• [GIVEN EXERCISE]
Return the material exactly, first line through the line containing "var total = shares.reduce(function", and nothing more. Pictures stay out.

• [SUPPLIED DATA]
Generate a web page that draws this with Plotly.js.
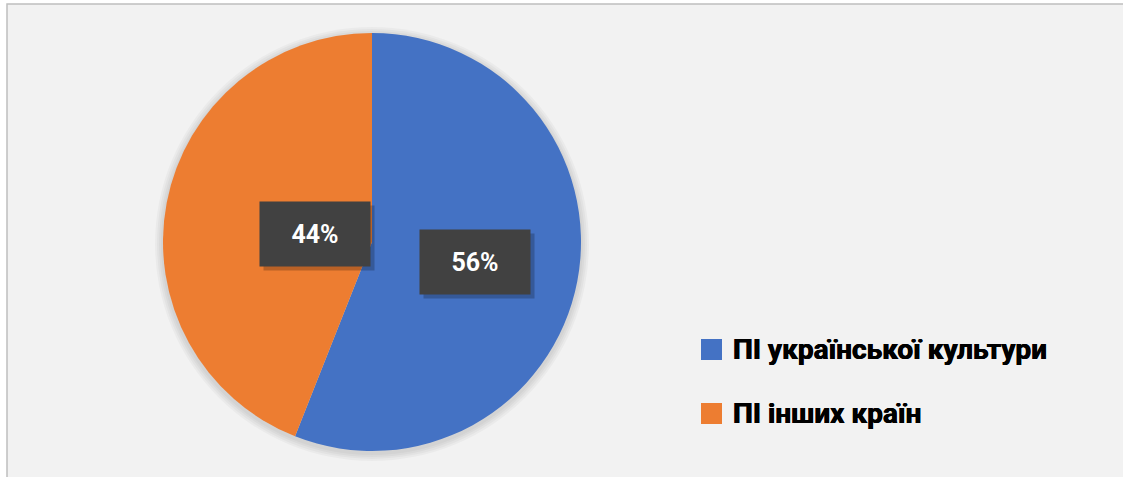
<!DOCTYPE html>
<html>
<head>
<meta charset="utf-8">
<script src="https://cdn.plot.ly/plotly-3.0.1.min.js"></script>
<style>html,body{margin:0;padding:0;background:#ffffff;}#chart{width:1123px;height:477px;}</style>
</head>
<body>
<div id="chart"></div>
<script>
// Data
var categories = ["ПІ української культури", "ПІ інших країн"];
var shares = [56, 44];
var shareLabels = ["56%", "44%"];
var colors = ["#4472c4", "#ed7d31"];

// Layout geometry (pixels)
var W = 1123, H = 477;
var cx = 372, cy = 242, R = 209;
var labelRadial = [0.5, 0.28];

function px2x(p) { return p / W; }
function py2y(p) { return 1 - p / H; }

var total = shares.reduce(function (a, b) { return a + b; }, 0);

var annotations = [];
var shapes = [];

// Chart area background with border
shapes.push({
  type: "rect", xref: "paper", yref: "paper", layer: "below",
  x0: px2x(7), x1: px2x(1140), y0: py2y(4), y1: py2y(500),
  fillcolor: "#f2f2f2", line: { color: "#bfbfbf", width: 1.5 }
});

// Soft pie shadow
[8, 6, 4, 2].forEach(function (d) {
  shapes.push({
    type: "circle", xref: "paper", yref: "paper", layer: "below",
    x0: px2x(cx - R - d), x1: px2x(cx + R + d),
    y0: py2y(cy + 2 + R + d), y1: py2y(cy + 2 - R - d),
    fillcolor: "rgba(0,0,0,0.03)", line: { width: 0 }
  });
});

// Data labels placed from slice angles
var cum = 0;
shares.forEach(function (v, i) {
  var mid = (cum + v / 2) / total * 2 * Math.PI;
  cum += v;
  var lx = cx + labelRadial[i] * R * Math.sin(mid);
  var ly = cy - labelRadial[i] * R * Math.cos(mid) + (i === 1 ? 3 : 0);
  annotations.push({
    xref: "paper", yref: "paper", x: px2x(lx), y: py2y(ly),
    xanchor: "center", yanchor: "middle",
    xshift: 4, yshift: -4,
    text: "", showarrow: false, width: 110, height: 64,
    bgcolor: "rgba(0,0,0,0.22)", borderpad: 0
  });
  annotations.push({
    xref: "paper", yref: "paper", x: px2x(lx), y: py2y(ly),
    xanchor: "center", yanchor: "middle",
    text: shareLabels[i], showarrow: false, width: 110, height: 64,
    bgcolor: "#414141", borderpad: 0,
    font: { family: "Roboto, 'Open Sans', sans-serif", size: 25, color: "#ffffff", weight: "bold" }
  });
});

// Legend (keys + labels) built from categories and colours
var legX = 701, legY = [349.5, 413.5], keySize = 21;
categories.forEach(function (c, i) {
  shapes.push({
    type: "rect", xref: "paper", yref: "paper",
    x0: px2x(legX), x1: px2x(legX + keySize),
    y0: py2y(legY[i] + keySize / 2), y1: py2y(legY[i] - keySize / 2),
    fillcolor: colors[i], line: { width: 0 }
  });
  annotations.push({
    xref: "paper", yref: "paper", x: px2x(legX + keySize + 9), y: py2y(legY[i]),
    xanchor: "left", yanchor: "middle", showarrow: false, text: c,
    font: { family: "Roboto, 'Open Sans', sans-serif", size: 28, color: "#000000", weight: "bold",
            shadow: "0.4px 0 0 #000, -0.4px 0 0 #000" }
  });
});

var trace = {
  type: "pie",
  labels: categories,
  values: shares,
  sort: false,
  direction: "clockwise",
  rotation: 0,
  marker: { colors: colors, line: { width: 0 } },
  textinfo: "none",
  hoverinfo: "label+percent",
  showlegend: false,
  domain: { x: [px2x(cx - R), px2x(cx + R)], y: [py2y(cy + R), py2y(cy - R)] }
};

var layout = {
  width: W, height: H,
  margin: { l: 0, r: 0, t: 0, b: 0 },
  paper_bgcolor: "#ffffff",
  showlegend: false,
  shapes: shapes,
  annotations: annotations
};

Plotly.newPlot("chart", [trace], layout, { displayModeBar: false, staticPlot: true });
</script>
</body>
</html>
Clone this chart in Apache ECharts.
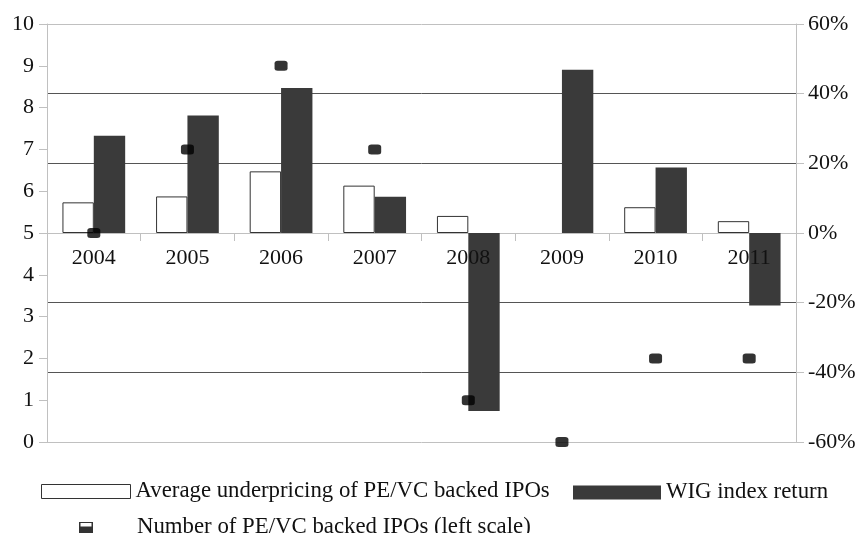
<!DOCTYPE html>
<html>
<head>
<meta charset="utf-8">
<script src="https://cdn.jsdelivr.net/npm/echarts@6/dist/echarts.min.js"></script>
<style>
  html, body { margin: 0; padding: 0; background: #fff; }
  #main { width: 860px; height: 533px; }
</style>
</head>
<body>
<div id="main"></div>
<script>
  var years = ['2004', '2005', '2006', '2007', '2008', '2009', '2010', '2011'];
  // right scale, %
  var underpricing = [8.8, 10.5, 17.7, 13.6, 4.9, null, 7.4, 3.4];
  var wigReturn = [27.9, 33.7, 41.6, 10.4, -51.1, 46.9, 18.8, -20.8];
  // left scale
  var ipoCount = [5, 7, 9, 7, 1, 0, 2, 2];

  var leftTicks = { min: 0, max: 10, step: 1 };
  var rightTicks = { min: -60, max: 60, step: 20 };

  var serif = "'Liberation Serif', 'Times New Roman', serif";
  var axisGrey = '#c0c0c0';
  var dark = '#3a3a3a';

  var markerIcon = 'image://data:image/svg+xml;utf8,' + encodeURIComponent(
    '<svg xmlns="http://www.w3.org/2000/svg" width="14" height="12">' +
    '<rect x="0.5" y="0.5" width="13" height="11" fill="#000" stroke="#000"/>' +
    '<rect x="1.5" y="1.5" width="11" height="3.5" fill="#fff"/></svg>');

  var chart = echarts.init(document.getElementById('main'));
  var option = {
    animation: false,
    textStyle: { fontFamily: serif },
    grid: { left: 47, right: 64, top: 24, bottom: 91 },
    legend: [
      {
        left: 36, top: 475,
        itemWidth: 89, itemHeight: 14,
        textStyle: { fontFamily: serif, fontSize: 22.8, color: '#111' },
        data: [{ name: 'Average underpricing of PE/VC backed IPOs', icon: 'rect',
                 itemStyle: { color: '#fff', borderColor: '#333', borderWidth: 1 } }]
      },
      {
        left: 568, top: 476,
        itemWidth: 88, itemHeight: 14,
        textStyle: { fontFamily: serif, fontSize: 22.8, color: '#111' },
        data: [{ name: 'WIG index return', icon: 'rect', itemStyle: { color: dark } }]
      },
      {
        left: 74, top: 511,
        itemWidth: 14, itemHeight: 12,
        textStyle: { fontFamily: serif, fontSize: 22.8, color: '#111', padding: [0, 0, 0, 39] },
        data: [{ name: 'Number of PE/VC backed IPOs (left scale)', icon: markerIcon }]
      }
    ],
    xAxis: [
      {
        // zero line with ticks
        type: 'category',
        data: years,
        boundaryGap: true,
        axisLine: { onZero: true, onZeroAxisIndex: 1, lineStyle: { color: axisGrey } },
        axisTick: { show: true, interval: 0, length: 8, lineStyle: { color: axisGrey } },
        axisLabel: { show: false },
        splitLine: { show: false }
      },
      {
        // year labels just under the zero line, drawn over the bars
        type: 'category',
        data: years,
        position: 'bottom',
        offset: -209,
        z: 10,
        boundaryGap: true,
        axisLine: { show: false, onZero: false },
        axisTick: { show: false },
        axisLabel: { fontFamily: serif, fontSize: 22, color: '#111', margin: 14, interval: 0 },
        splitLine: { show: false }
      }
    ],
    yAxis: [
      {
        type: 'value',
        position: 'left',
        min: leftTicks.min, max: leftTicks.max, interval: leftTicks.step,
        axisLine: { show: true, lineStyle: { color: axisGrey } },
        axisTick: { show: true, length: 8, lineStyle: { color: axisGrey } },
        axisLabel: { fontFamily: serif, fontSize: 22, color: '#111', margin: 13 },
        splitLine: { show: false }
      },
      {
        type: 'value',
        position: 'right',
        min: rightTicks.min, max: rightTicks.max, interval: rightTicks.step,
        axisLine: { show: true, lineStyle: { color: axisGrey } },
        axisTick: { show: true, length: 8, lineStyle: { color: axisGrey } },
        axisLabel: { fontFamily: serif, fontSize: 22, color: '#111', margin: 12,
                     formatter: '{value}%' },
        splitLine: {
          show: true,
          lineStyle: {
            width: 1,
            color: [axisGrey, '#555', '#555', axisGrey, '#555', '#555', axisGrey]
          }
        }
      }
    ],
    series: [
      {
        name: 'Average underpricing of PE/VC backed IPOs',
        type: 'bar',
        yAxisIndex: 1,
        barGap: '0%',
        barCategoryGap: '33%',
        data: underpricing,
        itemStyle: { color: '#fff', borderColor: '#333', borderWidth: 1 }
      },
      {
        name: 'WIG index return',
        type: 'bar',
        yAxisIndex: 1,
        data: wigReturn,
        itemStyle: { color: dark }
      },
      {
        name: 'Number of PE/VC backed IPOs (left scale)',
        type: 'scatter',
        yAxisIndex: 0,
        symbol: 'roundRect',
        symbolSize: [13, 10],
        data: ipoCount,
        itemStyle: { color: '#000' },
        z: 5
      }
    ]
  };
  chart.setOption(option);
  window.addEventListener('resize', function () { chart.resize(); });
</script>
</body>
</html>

• [TASK ANSWER]
Generate a web page that draws this with Plotly.js.
<!DOCTYPE html>
<html>
<head>
<meta charset="utf-8">
<script src="https://cdn.plot.ly/plotly-3.0.1.min.js"></script>
<style>html,body{margin:0;padding:0;background:#ffffff;}#chart{width:1123px;height:477px;}</style>
</head>
<body>
<div id="chart"></div>
<script>
// Data
var categories = ["ПІ української культури", "ПІ інших країн"];
var shares = [56, 44];
var shareLabels = ["56%", "44%"];
var colors = ["#4472c4", "#ed7d31"];

// Layout geometry (pixels)
var W = 1123, H = 477;
var cx = 372, cy = 242, R = 209;
var labelRadial = [0.5, 0.28];

function px2x(p) { return p / W; }
function py2y(p) { return 1 - p / H; }

var total = shares.reduce(function (a, b) { return a + b; }, 0);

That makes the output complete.